In 1966, the Swiss watchmaker Ollech & Wajs produced the B-905, a run of custom watches bearing the silhouette of a Boeing KC-135 Stratotanker. These watches were sold exclusively to U.S. Air Force personnel serving in Vietnam If you would like to buy one today, I wish you good luck. On the other hand, if you would like a modern watch that carries the same design and spirit, I invite you to check out the 2024 Ollech & Wajs M-52B AF, available now for $1,396 US.
I can’t call the new watch a reissue because there are significant differences between the two watches in terms of size, shape, and materials. That should come as no surprise; fifty years is a long time, and today’s buyers have markedly different standards. Still, the OW M-52B AF is a worthy spiritual successor.
The M-52B uses Ollech & Wajs’s M-type case, which I had on my wrist just two short months ago in M-110 AS guise. Like its stablemate, the M-52B’s brushed stainless steel case measures 39.5mm wide, 12.5mm thick, and 47.5mm long with a screw-in backplate and crown, sealing it for an impressive 300m water resistance. It also employs the same styling tricks (pronounced arch, sloping top surface, deep backside undercut) to make this otherwise burly tool look and feel slimmer on your wrist.
The Jura-made case is impeccably finished with crisp edges and clean transitions. A PVD black, bidirectional friction bezel sits atop, marked with an engraved and painted 60-minute index. Unlike some I’ve sampled, this one is reassuringly tight and will not wander while in use. According to the website, the bezel was modeled after the B-52’s nose cone. I have to say, that’s a bit of a stretch. Still, it looks sharp and makes the watch appear slightly larger by bringing the dial’s color to the edges of the case.
A domed, AR-coated, sapphire box crystal finishes it off. I do love a big lens as it is both aesthetically satisfying and reassuringly retro. This one isn’t quite the bubble of the original watch, but it does the trick.

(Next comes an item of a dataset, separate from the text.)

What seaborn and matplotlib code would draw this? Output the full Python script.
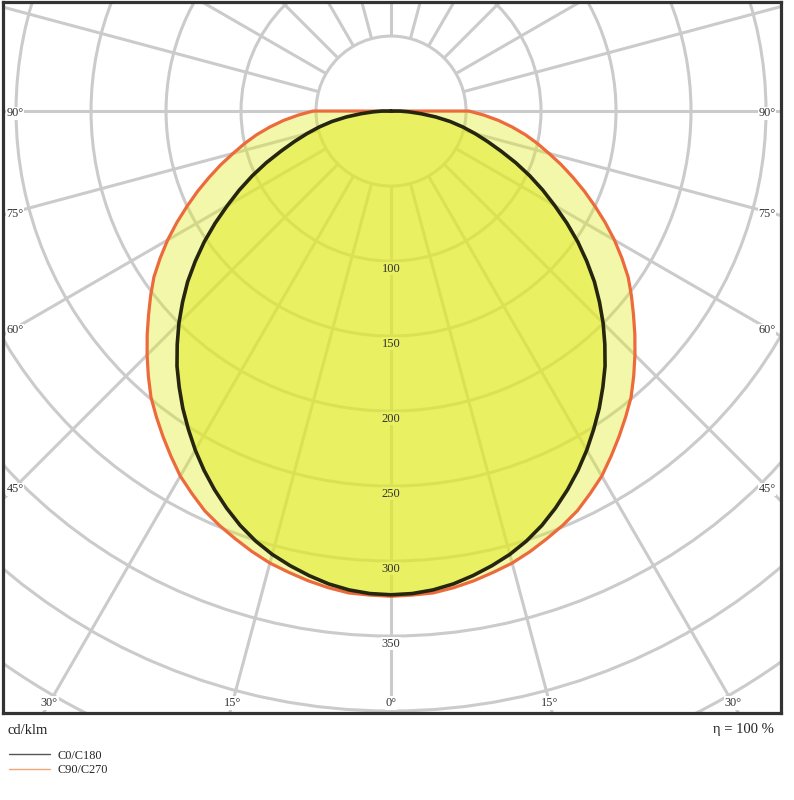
import numpy as np
import pandas as pd
import matplotlib
matplotlib.use("Agg")
import matplotlib.pyplot as plt
from matplotlib.patches import Circle
from matplotlib.lines import Line2D
import seaborn as sns

# luminous intensity (cd/klm), 0° = straight down, 2.5° steps
angles = [0, 2.5, 5, 7.5, 10, 12.5, 15, 17.5, 20, 22.5, 25, 27.5, 30, 32.5, 35, 37.5,
          40, 42.5, 45, 47.5, 50, 52.5, 55, 57.5, 60, 62.5, 65, 67.5, 70, 72.5, 75,
          77.5, 80, 82.5, 85, 87.5, 90]
c0_c180 = [322.5, 322, 320.5, 318, 314.5, 310.5, 306, 300.5, 294, 286.5, 278.5, 270, 261,
           251.5, 242, 232, 222, 211, 200, 188.5, 177, 164.5, 152, 139, 126, 114, 102,
           90, 78, 67.5, 58, 49, 40, 30, 20, 12, 6]
c90_c270 = [323.5, 323, 322.5, 320.5, 318, 315, 312, 308, 303.5, 299, 294, 287.5, 281,
            273, 265, 257, 249, 239.5, 230, 220.5, 211, 202, 193, 182.5, 172, 161, 150,
            139.5, 129, 119, 109, 100, 91, 81.5, 72, 62, 52]

ring_values = [50, 100, 150, 200, 250, 300, 350, 400, 450, 500]
ring_labels = [100, 150, 200, 250, 300, 350]
spoke_angles = list(range(0, 360, 15))
side_labels = [90, 75, 60, 45]
bottom_labels = [30, 15, 0]

sns.set_style("white")
plt.rcParams['font.family'] = ['Liberation Serif', 'DejaVu Serif']


def curve_frame(values, name):
    # mirror the half curve and close it through the centre
    th = np.array([-a for a in angles[::-1]] + angles[1:], dtype=float)
    r = np.array(values[::-1] + values[1:], dtype=float)
    x = r * np.sin(np.radians(th))
    y = -r * np.cos(np.radians(th))
    x = np.concatenate([[0], x, [0]])
    y = np.concatenate([[0], y, [0]])
    return pd.DataFrame({'x': x, 'y': y, 'curve': name})


df = pd.concat([curve_frame(c0_c180, 'C0/C180'), curve_frame(c90_c270, 'C90/C270')],
               ignore_index=True)

fig = plt.figure(figsize=(7.94, 8.0), dpi=100)
ax = fig.add_axes([3 / 794, 87 / 800, 778 / 794, 711 / 800])
ax.set_xlim(-258.7, 260)
ax.set_ylim(-401.3, 72.7)
ax.set_aspect('equal')

grid_col = '#cbcbcb'
for rv in ring_values:
    ax.add_patch(Circle((0, 0), rv, fill=False, ec=grid_col, lw=2.2, zorder=1))
for a in spoke_angles:
    t = np.radians(a)
    ax.plot([50 * np.sin(t), 700 * np.sin(t)], [-50 * np.cos(t), -700 * np.cos(t)],
            color=grid_col, lw=2.2, zorder=1, solid_capstyle='butt')

# white patches behind the ring labels (sit under the fill)
for v in ring_labels:
    ax.text(0, -(v + 5), str(v), ha='center', va='center', fontsize=9, color='none',
            bbox=dict(fc='white', ec='none', pad=0.6), zorder=2)

yellow = '#e1eb28'
orange = df[df['curve'] == 'C90/C270']
black = df[df['curve'] == 'C0/C180']
ax.fill(orange['x'], orange['y'], color=yellow, alpha=0.4, lw=0, zorder=3)
ax.fill(black['x'], black['y'], color=yellow, alpha=0.55, lw=0, zorder=3)

sns.lineplot(data=df, x='x', y='y', hue='curve', units='curve', estimator=None, sort=False,
             palette={'C0/C180': '#26260f', 'C90/C270': '#ec6a3c'},
             hue_order=['C90/C270', 'C0/C180'], legend=False, ax=ax, zorder=4)
for line in ax.lines[-2:]:
    line.set_solid_joinstyle('round')
    if line.get_color() == '#26260f':
        line.set_linewidth(2.6)
    else:
        line.set_linewidth(2.3)
ax.set_xlabel('')
ax.set_ylabel('')

for v in ring_labels:
    ax.text(0, -(v + 5), str(v), ha='center', va='center', fontsize=9, color='#333333',
            zorder=6)

lab_kw = dict(ha='center', va='center', fontsize=8.8, color='#333333', zorder=6,
              bbox=dict(fc='white', ec='none', pad=0.5))
d_side = 250.7
for a in side_labels:
    t = np.radians(a)
    yv = -d_side * np.cos(t) / np.sin(t)
    ax.text(-d_side, yv - 1.5, f'{a}°', **lab_kw)
    ax.text(d_side, yv - 1.5, f'{a}°', **lab_kw)
d_bot = 394.7
for a in bottom_labels:
    xv = d_bot * np.tan(np.radians(a))
    ax.text(-xv, -d_bot, f'{a}°', **lab_kw)
    if a:
        ax.text(xv, -d_bot, f'{a}°', **lab_kw)

ax.set_xticks([])
ax.set_yticks([])
for sp in ax.spines.values():
    sp.set_visible(True)
    sp.set_color('#333333')
    sp.set_linewidth(2.3)
    sp.set_zorder(7)

fig.text(8 / 794, 1 - 730 / 800, 'cd/klm', ha='left', va='center', fontsize=10.5, color='#222222')
fig.text(774 / 794, 1 - 729 / 800, 'η = 100 %', ha='right', va='center', fontsize=10.5,
         color='#222222')

handles = [Line2D([], [], color='#555555', lw=1.0), Line2D([], [], color='#f0a57a', lw=1.0)]
fig.legend(handles, ['C0/C180', 'C90/C270'], loc='upper left',
           bbox_to_anchor=(0 / 794, 1 - 741 / 800), frameon=False, fontsize=8.8,
           handlelength=3.4, handletextpad=0.6, labelspacing=0.2, borderpad=0.2)

fig.savefig('out.png', dpi=100)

As befits a pilot’s watch, the signed crown is large and easy to operate. Interestingly, the head contains the watch’s serial number, in this case #40 of 56.
Like its ancestor, an aircraft silhouette dominates the M-52B AF’s dial. In this case, it is a Boeing B-52 Stratofortress, the longest-serving warplane in history. Is there a good reason to put a design element of this type on a watch dial? No. That white image on the black background is large enough that you can easily confuse the swept wings pointing to 4 and 8 with the blocky, brushed hands. That is precisely the sort of impediment to split-second time-telling that most pilots’ watches strive to avoid. Does this ergonomic hiccup matter? No, it does not. It’s a watch with an airplane on it, originally designed for the people who literally lived and worked and died for that bird. If they could read it for combat missions, then you can certainly time your sortie on the grocery store.
Comparing the new to the old, the M-52B AF’s larger dial allows more room between the markers and the image. The new dial keeps the text in the quadrants, and I much prefer the way it is angled so the words now radiate outward. They replaced the oversized triangle with a simple bar marker (applied and brushed) and moved the red date to 6 o’clock. Taken together, these changes open up the dial, making the M-52B AF far more legible and, to my eye, more attractive than the small 1966 model.
Ollech & Wajs utilized multi-tone Super-LumiNova, which is the source of my one real criticism. It functions as it should, shining perfectly brightly on the hands and markers, but you really only see the color difference in the dark. In daylight, they all look pretty white. The slightly warmer color on the three bar markers is barely perceptible. While it’s hardly bothersome, it makes me wonder why they bothered at all. Perhaps the difference will become more apparent over time, but I would have preferred something closer to Old Radium to create an appreciable contrast.